§ Information shown:
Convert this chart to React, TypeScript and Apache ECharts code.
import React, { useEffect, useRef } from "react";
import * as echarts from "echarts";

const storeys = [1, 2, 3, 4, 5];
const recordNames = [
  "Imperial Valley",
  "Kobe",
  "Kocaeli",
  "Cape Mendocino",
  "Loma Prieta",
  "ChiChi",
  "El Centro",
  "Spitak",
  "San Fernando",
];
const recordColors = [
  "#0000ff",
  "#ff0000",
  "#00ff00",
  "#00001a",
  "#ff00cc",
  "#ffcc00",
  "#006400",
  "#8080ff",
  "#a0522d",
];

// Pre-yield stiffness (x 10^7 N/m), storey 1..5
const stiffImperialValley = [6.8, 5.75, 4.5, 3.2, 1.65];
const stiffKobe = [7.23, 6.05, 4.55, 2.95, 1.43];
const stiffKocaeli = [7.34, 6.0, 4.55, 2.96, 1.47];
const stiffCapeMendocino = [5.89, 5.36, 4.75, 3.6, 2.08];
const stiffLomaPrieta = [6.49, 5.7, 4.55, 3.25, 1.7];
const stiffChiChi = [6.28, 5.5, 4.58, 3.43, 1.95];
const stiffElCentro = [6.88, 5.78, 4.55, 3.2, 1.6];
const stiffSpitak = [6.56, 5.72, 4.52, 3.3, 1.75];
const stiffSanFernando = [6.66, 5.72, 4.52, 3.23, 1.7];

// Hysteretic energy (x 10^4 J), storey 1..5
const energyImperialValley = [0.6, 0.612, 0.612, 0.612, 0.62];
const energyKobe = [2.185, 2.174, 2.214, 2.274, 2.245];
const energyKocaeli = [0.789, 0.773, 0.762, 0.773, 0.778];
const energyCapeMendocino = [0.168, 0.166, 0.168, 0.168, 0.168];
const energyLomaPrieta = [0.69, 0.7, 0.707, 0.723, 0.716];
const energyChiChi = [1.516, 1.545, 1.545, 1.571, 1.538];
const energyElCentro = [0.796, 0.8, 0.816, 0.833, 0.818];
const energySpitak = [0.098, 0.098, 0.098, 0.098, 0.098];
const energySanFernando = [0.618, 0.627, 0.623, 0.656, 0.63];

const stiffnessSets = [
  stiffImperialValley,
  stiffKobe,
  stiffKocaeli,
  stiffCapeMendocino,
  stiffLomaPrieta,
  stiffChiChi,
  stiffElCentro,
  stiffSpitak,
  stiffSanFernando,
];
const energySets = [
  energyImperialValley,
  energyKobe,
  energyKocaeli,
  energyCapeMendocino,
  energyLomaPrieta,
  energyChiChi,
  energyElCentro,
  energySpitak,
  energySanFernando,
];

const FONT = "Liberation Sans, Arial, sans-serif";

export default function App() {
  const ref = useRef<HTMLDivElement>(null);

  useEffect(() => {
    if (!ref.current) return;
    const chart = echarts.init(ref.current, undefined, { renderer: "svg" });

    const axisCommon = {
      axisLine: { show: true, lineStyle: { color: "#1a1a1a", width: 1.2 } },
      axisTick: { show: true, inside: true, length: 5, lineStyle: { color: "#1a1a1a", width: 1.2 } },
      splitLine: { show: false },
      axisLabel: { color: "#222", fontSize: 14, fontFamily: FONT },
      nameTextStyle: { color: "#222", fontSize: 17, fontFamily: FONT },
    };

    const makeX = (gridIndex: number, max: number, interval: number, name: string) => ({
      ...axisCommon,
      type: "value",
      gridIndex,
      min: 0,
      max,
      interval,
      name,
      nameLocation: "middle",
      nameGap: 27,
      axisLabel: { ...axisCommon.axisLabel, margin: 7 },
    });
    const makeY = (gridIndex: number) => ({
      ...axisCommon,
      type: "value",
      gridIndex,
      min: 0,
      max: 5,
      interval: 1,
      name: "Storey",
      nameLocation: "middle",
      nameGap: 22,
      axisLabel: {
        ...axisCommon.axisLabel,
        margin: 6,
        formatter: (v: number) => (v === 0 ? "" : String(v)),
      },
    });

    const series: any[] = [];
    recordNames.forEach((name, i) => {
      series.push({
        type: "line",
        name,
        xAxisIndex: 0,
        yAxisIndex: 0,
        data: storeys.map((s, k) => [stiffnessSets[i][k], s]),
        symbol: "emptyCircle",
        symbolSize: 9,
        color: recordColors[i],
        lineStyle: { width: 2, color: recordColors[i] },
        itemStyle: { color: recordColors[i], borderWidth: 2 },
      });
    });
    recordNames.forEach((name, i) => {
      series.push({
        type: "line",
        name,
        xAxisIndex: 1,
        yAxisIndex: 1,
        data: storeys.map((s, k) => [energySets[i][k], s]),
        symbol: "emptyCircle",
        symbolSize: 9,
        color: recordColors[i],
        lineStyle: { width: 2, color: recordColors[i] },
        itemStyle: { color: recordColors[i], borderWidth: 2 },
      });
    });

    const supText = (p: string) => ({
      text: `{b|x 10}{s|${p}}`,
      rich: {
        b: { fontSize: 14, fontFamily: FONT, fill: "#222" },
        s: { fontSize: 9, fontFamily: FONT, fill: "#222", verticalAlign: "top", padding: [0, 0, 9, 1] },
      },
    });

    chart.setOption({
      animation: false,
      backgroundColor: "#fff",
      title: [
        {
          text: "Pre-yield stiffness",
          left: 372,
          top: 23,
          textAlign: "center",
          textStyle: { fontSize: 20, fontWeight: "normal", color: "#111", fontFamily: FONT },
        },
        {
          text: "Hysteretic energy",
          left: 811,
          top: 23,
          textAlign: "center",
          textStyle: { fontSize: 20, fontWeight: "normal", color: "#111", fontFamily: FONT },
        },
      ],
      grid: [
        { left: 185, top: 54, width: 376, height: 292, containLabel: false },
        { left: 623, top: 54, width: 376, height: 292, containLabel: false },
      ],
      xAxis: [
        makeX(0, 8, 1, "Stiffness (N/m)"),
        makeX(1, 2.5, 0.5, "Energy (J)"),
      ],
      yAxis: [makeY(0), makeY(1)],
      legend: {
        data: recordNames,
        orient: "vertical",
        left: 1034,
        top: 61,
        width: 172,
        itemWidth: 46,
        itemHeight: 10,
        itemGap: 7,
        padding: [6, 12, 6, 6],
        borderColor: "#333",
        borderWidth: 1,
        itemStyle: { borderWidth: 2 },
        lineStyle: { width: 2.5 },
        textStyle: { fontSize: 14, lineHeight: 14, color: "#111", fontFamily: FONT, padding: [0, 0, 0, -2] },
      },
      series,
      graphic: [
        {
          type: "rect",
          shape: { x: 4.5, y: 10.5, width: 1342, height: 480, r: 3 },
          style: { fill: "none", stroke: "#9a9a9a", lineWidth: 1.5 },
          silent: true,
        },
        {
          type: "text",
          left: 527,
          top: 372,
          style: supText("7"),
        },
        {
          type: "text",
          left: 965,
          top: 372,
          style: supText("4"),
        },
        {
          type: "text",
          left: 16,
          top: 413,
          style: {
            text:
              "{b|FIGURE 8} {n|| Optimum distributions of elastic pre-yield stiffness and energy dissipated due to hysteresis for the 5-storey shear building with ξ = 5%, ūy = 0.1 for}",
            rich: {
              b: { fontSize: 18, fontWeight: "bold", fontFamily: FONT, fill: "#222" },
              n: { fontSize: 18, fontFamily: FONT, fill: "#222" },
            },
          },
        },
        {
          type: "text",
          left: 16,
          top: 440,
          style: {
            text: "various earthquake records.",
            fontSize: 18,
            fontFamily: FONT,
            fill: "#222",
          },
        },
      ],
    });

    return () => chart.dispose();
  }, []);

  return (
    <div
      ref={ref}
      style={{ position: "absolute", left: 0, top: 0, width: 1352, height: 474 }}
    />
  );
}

§ Work instructions: Reproduce the listing shown above in its entirety, exactly.

§ The completed task:
Convert this chart to React, TypeScript and Apache ECharts code.
import React, { useEffect, useRef } from "react";
import * as echarts from "echarts";

const storeys = [1, 2, 3, 4, 5];
const recordNames = [
  "Imperial Valley",
  "Kobe",
  "Kocaeli",
  "Cape Mendocino",
  "Loma Prieta",
  "ChiChi",
  "El Centro",
  "Spitak",
  "San Fernando",
];
const recordColors = [
  "#0000ff",
  "#ff0000",
  "#00ff00",
  "#00001a",
  "#ff00cc",
  "#ffcc00",
  "#006400",
  "#8080ff",
  "#a0522d",
];

// Pre-yield stiffness (x 10^7 N/m), storey 1..5
const stiffImperialValley = [6.8, 5.75, 4.5, 3.2, 1.65];
const stiffKobe = [7.23, 6.05, 4.55, 2.95, 1.43];
const stiffKocaeli = [7.34, 6.0, 4.55, 2.96, 1.47];
const stiffCapeMendocino = [5.89, 5.36, 4.75, 3.6, 2.08];
const stiffLomaPrieta = [6.49, 5.7, 4.55, 3.25, 1.7];
const stiffChiChi = [6.28, 5.5, 4.58, 3.43, 1.95];
const stiffElCentro = [6.88, 5.78, 4.55, 3.2, 1.6];
const stiffSpitak = [6.56, 5.72, 4.52, 3.3, 1.75];
const stiffSanFernando = [6.66, 5.72, 4.52, 3.23, 1.7];

// Hysteretic energy (x 10^4 J), storey 1..5
const energyImperialValley = [0.6, 0.612, 0.612, 0.612, 0.62];
const energyKobe = [2.185, 2.174, 2.214, 2.274, 2.245];
const energyKocaeli = [0.789, 0.773, 0.762, 0.773, 0.778];
const energyCapeMendocino = [0.168, 0.166, 0.168, 0.168, 0.168];
const energyLomaPrieta = [0.69, 0.7, 0.707, 0.723, 0.716];
const energyChiChi = [1.516, 1.545, 1.545, 1.571, 1.538];
const energyElCentro = [0.796, 0.8, 0.816, 0.833, 0.818];
const energySpitak = [0.098, 0.098, 0.098, 0.098, 0.098];
const energySanFernando = [0.618, 0.627, 0.623, 0.656, 0.63];

const stiffnessSets = [
  stiffImperialValley,
  stiffKobe,
  stiffKocaeli,
  stiffCapeMendocino,
  stiffLomaPrieta,
  stiffChiChi,
  stiffElCentro,
  stiffSpitak,
  stiffSanFernando,
];
const energySets = [
  energyImperialValley,
  energyKobe,
  energyKocaeli,
  energyCapeMendocino,
  energyLomaPrieta,
  energyChiChi,
  energyElCentro,
  energySpitak,
  energySanFernando,
];

const FONT = "Liberation Sans, Arial, sans-serif";

export default function App() {
  const ref = useRef<HTMLDivElement>(null);

  useEffect(() => {
    if (!ref.current) return;
    const chart = echarts.init(ref.current, undefined, { renderer: "svg" });

    const axisCommon = {
      axisLine: { show: true, lineStyle: { color: "#1a1a1a", width: 1.2 } },
      axisTick: { show: true, inside: true, length: 5, lineStyle: { color: "#1a1a1a", width: 1.2 } },
      splitLine: { show: false },
      axisLabel: { color: "#222", fontSize: 14, fontFamily: FONT },
      nameTextStyle: { color: "#222", fontSize: 17, fontFamily: FONT },
    };

    const makeX = (gridIndex: number, max: number, interval: number, name: string) => ({
      ...axisCommon,
      type: "value",
      gridIndex,
      min: 0,
      max,
      interval,
      name,
      nameLocation: "middle",
      nameGap: 27,
      axisLabel: { ...axisCommon.axisLabel, margin: 7 },
    });
    const makeY = (gridIndex: number) => ({
      ...axisCommon,
      type: "value",
      gridIndex,
      min: 0,
      max: 5,
      interval: 1,
      name: "Storey",
      nameLocation: "middle",
      nameGap: 22,
      axisLabel: {
        ...axisCommon.axisLabel,
        margin: 6,
        formatter: (v: number) => (v === 0 ? "" : String(v)),
      },
    });

    const series: any[] = [];
    recordNames.forEach((name, i) => {
      series.push({
        type: "line",
        name,
        xAxisIndex: 0,
        yAxisIndex: 0,
        data: storeys.map((s, k) => [stiffnessSets[i][k], s]),
        symbol: "emptyCircle",
        symbolSize: 9,
        color: recordColors[i],
        lineStyle: { width: 2, color: recordColors[i] },
        itemStyle: { color: recordColors[i], borderWidth: 2 },
      });
    });
    recordNames.forEach((name, i) => {
      series.push({
        type: "line",
        name,
        xAxisIndex: 1,
        yAxisIndex: 1,
        data: storeys.map((s, k) => [energySets[i][k], s]),
        symbol: "emptyCircle",
        symbolSize: 9,
        color: recordColors[i],
        lineStyle: { width: 2, color: recordColors[i] },
        itemStyle: { color: recordColors[i], borderWidth: 2 },
      });
    });

    const supText = (p: string) => ({
      text: `{b|x 10}{s|${p}}`,
      rich: {
        b: { fontSize: 14, fontFamily: FONT, fill: "#222" },
        s: { fontSize: 9, fontFamily: FONT, fill: "#222", verticalAlign: "top", padding: [0, 0, 9, 1] },
      },
    });

    chart.setOption({
      animation: false,
      backgroundColor: "#fff",
      title: [
        {
          text: "Pre-yield stiffness",
          left: 372,
          top: 23,
          textAlign: "center",
          textStyle: { fontSize: 20, fontWeight: "normal", color: "#111", fontFamily: FONT },
        },
        {
          text: "Hysteretic energy",
          left: 811,
          top: 23,
          textAlign: "center",
          textStyle: { fontSize: 20, fontWeight: "normal", color: "#111", fontFamily: FONT },
        },
      ],
      grid: [
        { left: 185, top: 54, width: 376, height: 292, containLabel: false },
        { left: 623, top: 54, width: 376, height: 292, containLabel: false },
      ],
      xAxis: [
        makeX(0, 8, 1, "Stiffness (N/m)"),
        makeX(1, 2.5, 0.5, "Energy (J)"),
      ],
      yAxis: [makeY(0), makeY(1)],
      legend: {
        data: recordNames,
        orient: "vertical",
        left: 1034,
        top: 61,
        width: 172,
        itemWidth: 46,
        itemHeight: 10,
        itemGap: 7,
        padding: [6, 12, 6, 6],
        borderColor: "#333",
        borderWidth: 1,
        itemStyle: { borderWidth: 2 },
        lineStyle: { width: 2.5 },
        textStyle: { fontSize: 14, lineHeight: 14, color: "#111", fontFamily: FONT, padding: [0, 0, 0, -2] },
      },
      series,
      graphic: [
        {
          type: "rect",
          shape: { x: 4.5, y: 10.5, width: 1342, height: 480, r: 3 },
          style: { fill: "none", stroke: "#9a9a9a", lineWidth: 1.5 },
          silent: true,
        },
        {
          type: "text",
          left: 527,
          top: 372,
          style: supText("7"),
        },
        {
          type: "text",
          left: 965,
          top: 372,
          style: supText("4"),
        },
        {
          type: "text",
          left: 16,
          top: 413,
          style: {
            text:
              "{b|FIGURE 8} {n|| Optimum distributions of elastic pre-yield stiffness and energy dissipated due to hysteresis for the 5-storey shear building with ξ = 5%, ūy = 0.1 for}",
            rich: {
              b: { fontSize: 18, fontWeight: "bold", fontFamily: FONT, fill: "#222" },
              n: { fontSize: 18, fontFamily: FONT, fill: "#222" },
            },
          },
        },
        {
          type: "text",
          left: 16,
          top: 440,
          style: {
            text: "various earthquake records.",
            fontSize: 18,
            fontFamily: FONT,
            fill: "#222",
          },
        },
      ],
    });

    return () => chart.dispose();
  }, []);

  return (
    <div
      ref={ref}
      style={{ position: "absolute", left: 0, top: 0, width: 1352, height: 474 }}
    />
  );
}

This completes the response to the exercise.